Picture shows the (white) half sphere in motion (intermediate step): each half sphere vertex moves to the face's details playing the role of distortion in this app.

class Man_head {
    static readonly Man_head_name = "2_Head_sculpt_retopo_mesh";
    constructor() {
        new Promise(ready => (new GLTFLoader()).load('./models/Man_head.gltf', this._process_GLTF.bind(this, ready))).then(value => {
            window.console.assert(value === Man_head.Man_head_name);
    // Called within '_process_GLTF':
    private _morphing(man_head: THREE.Mesh) { //
        const surrounding_bubble = new THREE.Group();
        this._scene.add(surrounding_bubble); = "Surrounding Bubble";
        const sphere_geometry = new THREE.SphereGeometry(man_head.geometry.boundingSphere!.radius, 68, 40, 0, Math.PI);
        // 'raycaster' requires tiny offset so that intersections are *ALL* not empty:

        // const back = new THREE.Mesh(sphere_geometry, new THREE.MeshBasicMaterial({
        //     side: THREE.DoubleSide,
        //     wireframe: true
        // }));
        // back.rotateY(Math.PI);
        // = "BACK";
        // surrounding_bubble.add(back);

        const front = new THREE.Mesh(sphere_geometry, new THREE.MeshBasicMaterial({
            alphaTest: 0.5,
            // morphNormals: true, // No longer needed with ver. 144...
            // morphTargets: true, // No longer needed with ver. 144...
            opacity: 0.5,
            side: THREE.DoubleSide,
            transparent: true
        })); = "FRONT";
        // Note that 'front' has been designed such that vertex number is close to half of 'man_head', i.e., 5784:
        window.console.assert(front.geometry.attributes.position.count === 2829);

        // Set up 'front' morphing (morphing vertex number is the same that 'front' geometry vertex number):
        const morphing = new THREE.BufferAttribute(Float32Array.from(front.geometry.attributes.position.array),

        front.geometry.morphAttributes.position = []; // Array of each computed morphing...
        front.geometry.morphAttributes.position.push(morphing); // First one whose motion is ruled by 'front.morphTargetInfluences[0]'
        // Compute morphing (i.e., geometry of 'front' half sphere is distorted with regard to man head's face):
        const direction = new THREE.Vector3(0, 0, 0);
        const origin = new THREE.Vector3(0, 0, 0);
        const positions = front.geometry.getAttribute('position').array;

        const intersection = new Array();
        const raycaster = new THREE.Raycaster();
        for (let i = 0; i < front.geometry.attributes.position.count; i++) {
            direction.set(positions[i * 3], positions[i * 3 + 1], positions[i * 3 + 2]);
            direction.negate().normalize(); // To scene center...
            origin.set(positions[i * 3], positions[i * 3 + 1], positions[i * 3 + 2]);

            raycaster.set(origin, direction); // From point of 'front' geometry towards scene center as direction...
            /** DEBUG */
            // this._scene.add(new THREE.ArrowHelper(direction, origin));
            /** End of DEBUG */
            intersection.length = 0; // Clear...
            raycaster.intersectObject(man_head, false, intersection);
            /* Returned by 'intersectObject':
             [ { distance, point, face, faceIndex, object }, ... ]

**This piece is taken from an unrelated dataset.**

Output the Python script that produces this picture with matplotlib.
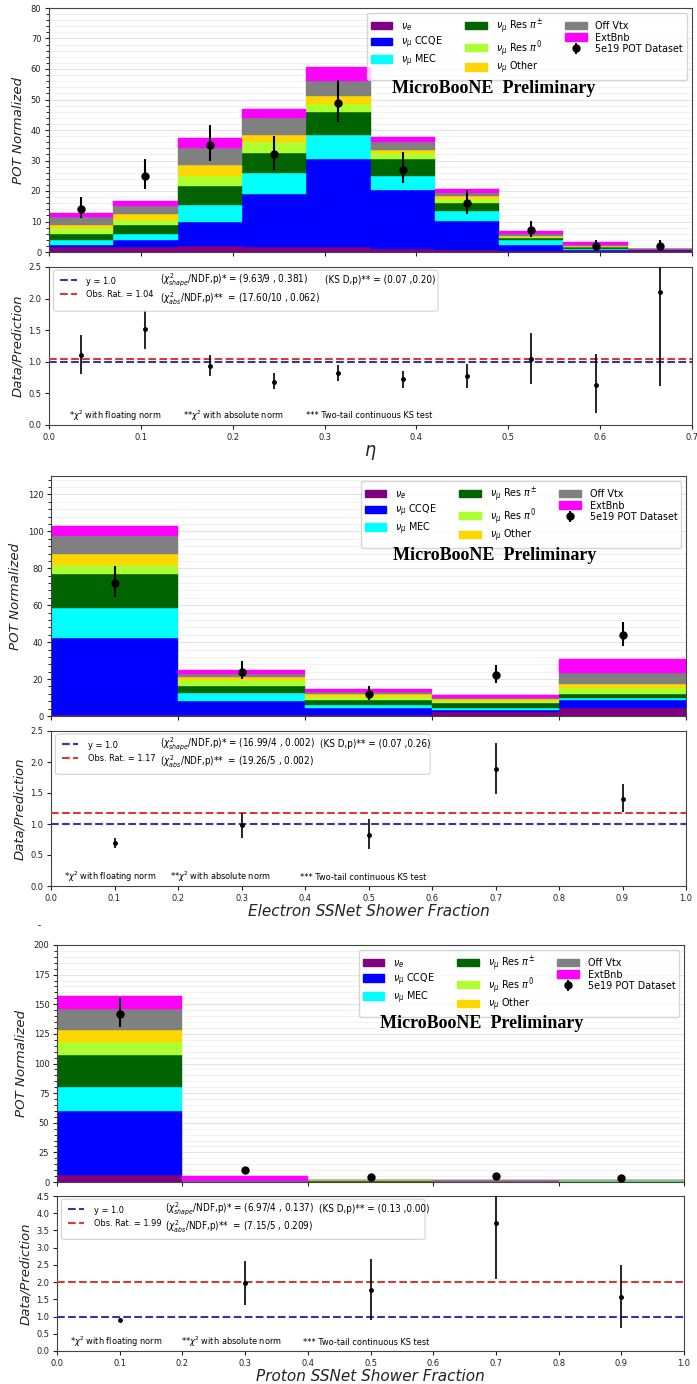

             distance – distance between the origin of the ray and the intersection
             point – point of intersection, in world coordinates
             face – intersected face
             faceIndex – index of the intersected face
             object – the intersected object
            if (intersection.length > 0) // 'intersection[0].point' is the closest point:
                // Effective distortion:
                morphing.setXYZ(i, intersection[0].point.x, intersection[0].point.y, intersection[0].point.z);
        front.updateMorphTargets(); // 'front.morphTargetInfluences' is reset to blank array:
        window.console.assert(front.morphTargetInfluences!.length === 1 && front.morphTargetInfluences![0] === 0);
        createjs.Tween.get(this, { // TWEENJS animation from offered functions...
            onChange: () => {
                front.morphTargetInfluences![0] = this._tween; // Morphing motion here...
            }, loop: true, paused: false
            .to({_tween: 1}, 1500, createjs.Ease.linear) // Other mathematical functions are usable...
            .to({_tween: 0}, 500, createjs.Ease.linear); // Other mathematical functions are usable...

    private _process_GLTF(ready: Function, gltf: GLTF) {


Compute some morphing for "Eyes" mesh, which is currently set to “invisble”.